Many observers have expressed concern that Israel could sabotage the Iran deal: fomenting a war with Hezbollah in southern Lebanon, and soon, so that the Israel lobby flips out in the U.S. and Iran and the United States are suddenly at dagger points rather than at the table.
Trita Parsi (of the National Iranian American Council) and Paul Pillar (the CIA veteran) articulate the threat clearly in a piece at Huffington Post:
Israel has been pushing this angle for several months. In February, 28 US lawmakers came to Israel’s aid and wrote the Secretary General of the UN Ban Ki-moon, demanding that the UN stop Hezbollah from rearming. The letter accused the UN of failing to enforce resolutions, including one that requires the “disbanding and disarmament of all Lebanese and non-Lebanese militias.”
“The violence in the area caused by Hezbollah is horrific, and it results from the failure of the United Nations to enforce Security Council Resolutions 1559 and 1701,” the lawmakers wrote.
The case for preventive military action against Hezbollah was recently made by Ambassador Dore Gold, who is considered close to Netanyahu and was just appointed director general of the Israeli Foreign Ministry. Accusing the UN of having failed to stop Hezbollah, Gold argues that “Either the IDF will have to destroy the weapons now being stored in southern Lebanon, or let Hezbollah fire thousands of rockets into Israel. What would you do?“…
Clearly, if Israel and Hezbollah do go to war, killing the Iran agreement would not be the only motivation. But the prospect that such a war would greatly support the rhetoric of those in the United States arguing against the deal with Iran would certainly be a major consideration in the minds of Israeli policymakers. The temptation of being able to kill the Iran agreement may become the deciding factor in Israel’s decision-making.
Gold is of course the new head of the Foreign Ministry under Benjamin Netanyahu. He likened Lebanon to Gaza in the Facebook post that Pillar and Parsi quote, 12 days ago, and said that Lebanese civilians were now legitimate targets:
Hezbollah, supplied, trained, and funded by Iran, is building new military strongholds in Lebanese border villages. By doing so, Hezbollah has turned Lebanese civilians into human shields – much like Hamas did in the Gaza Strip.

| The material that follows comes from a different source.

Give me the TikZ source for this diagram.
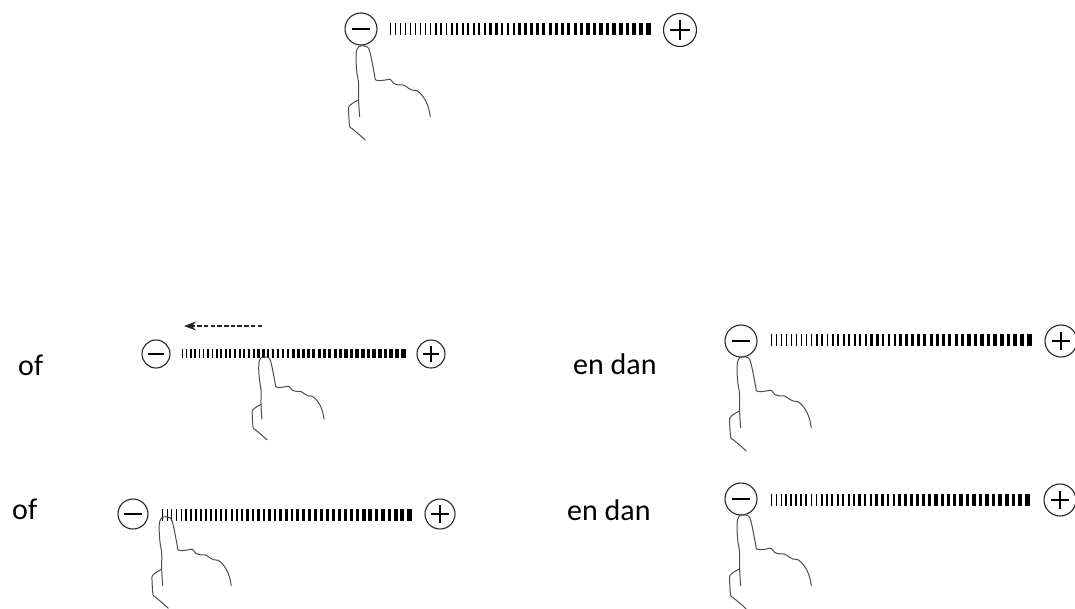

Hezbollah’s rearmament is a blatant violation of Resolution 1701. Is anyone stopping this?
UNIFIL, the UN force in Lebanon, was supposed to oversee the implementation of Resolution 1701. But do any of you think UNIFIL is going to enter a Shiite village and remove rockets stored in houses?
The UN is thus leaving Israel with a horrible choice if war breaks out again: Either the IDF will have to destroy the weapons now being stored in southern Lebanon, or let Hezbollah fire thousands of rockets into Israel. What would you do? Under the laws of war, Israel will have every right to destroy a house that has become a legitimate military target. Shouldn’t the UN avert this outcome by taking action now? Don’t hold your breath.
The issue here of course is American passivity, the ways that the United States would be folded into Israel’s plans. Writes a friend:
The next “cutting the grass” to the north and on a pretty tight schedule, this summer. It mustn’t leave time for the powers to ratify the P+5 agreement with Iran. Netanyahu’s design, Parsi and Pillar suggest, is to draw Hezbollah into attacking Israel, by provocations it can’t but respond to (tricky enough to be represented as unprovoked in the American MSM). Iran won’t let Hezbollah suffer defeat without a show of support; even if they allow it, Israel can manufacture evidence of support – and then: “Remember, Obama, you have our back.” End of treaty, goal achieved: everlasting hostility between the US and Iran. (Parsi and Pillar are separate planets – I don’t think they have collaborated before – they must be strongly impressed by the danger.)
This possibility requires an understanding of the power of the Israel lobby in its many manifestations. My friend cites the New York Times’s choices here as suspicious. The paper has a piece today on new disagreements between the French and the Iranians over the inspection protocols in the prospective deal; the piece includes a French claim that the U.S. was too flexible in the negotiations, as well as accounts of the “discord” that the Iranian leadership faces in its own ranks. And there’s a second piece by veteran Iran panic monger David Sanger reporting that Wendy Sherman, the chief State Department negotiator for the US in the P5+1 agreement, intends to quit immediately after the treaty deadline but before ratification, maybe to go to work for her old friend Hillary Clinton, and this means that all the top U.S. negotiators of the deal will have left the administration and so who is going to work out the details– suggesting a lack of commitment to the deal inside the government.
We described the New York Times’ recumbent role in the Lebanon warmaking process 2 weeks ago. I see that Belen Fernandez at Jacobin has also scored the paper of record.